This book is the first in a series of books entitled “Justice of the Place” that will cover the context of displacements that have occurred in the countryside of Damascus since 2011, recounting the words narrated by women who lived through displacement and their experiences both prior to and after leaving their homes. This book includes six personal narratives by displaced women from Zabadani, Madaya, and Darayya. Their names are Nisreen Al-Abdullah (Zabadani, Madaya), Fayrouz (Madaya), Al-Dimashqiya (Zabadani), Shuaa Alamal (Zabadani), Sumaya Al-Khawlani (Darayya), and Yasmine Sharbaji (Darayya).
Subsequent books in this series will include stories of displaced women from several other areas of the outskirts of Damascus: Douma, Harasta, Saqba, Irbin, Qaboun, Buwayda, Yalda, the camp of Yarmouk, Al-Hajar Al-Aswad, and Moadamiyeh Al-Sham.
This book aims to delve into the social and relational dimensions of the losses and violations that large groups of women and their families have been subjected to because of the criminal forced displacement practiced against them by the Syrian regime and its allies.
The work goes beyond the approach of focusing on the effects of a single crime, such as the crime of forced displacement, to show that many women and men have been exposed and subjected to more than one single or continued crime or violation throughout their lives, causing various types of harm to them and their families. The work also aims to show that the crime of forced displacement cannot be reduced to the effects of displacement and the forced exile to another place alone, but rather that it is a crime with multiple political dimensions on both the individual and collective level, a crime with dimensions and effects that cast a heavy shadow on the lives of its victims at every hour of every day. It is a crime that destroys the collective and individual memories of people and erases the history of the places they lived in and grew up in. It is a crime in which the perpetrators deprive their victims of the right of return, of property rights, including of homes, lands, and trees, and of their right to belong to a layered social fabric that resembles them and reflects the culture of its inhabitants, to a place in which they were destined to grow up, raise their children, grow old, and eventually be buried in.
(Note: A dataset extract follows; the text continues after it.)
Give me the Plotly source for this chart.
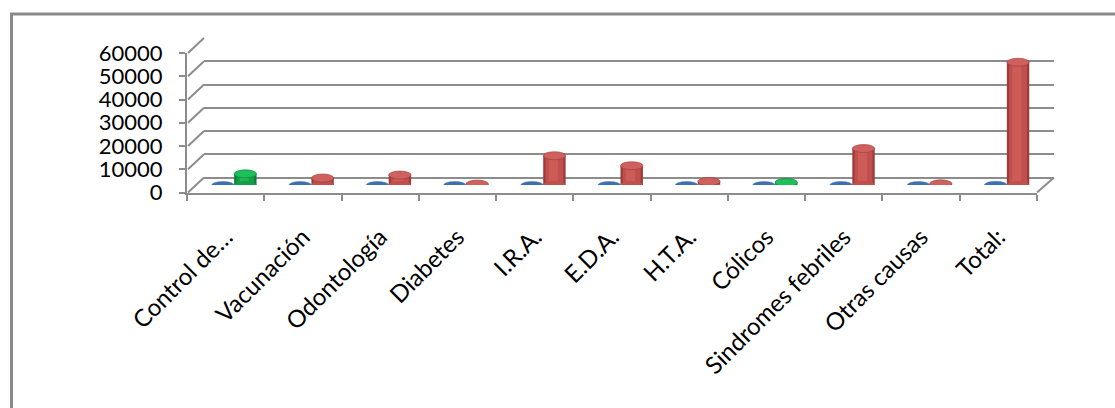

The work also aims to remove the concept of abstraction, numbering, and grouping of victims. These women are not statistics, nor groups of individuals that can be systematically placed in categories. Each woman has her own story, experience, personality, dreams, reality, joys, hopes, and losses. The act of narration and remembrance is the guarantor of humanising numbers and documents, by bringing to life the personality of each woman and how she chose to live before suffering the losses of war and displacement. Reports and policies fail to mention such details, their writers rob us of the option to list them, considering it a waste of time and effort. Consequently, personal, collective, cultural, gender, and political factors that are important for achieving transformative and comprehensive justice and for finding solutions that suit their realities, requirements, and rights will always be absent from official platforms, on both local and international levels.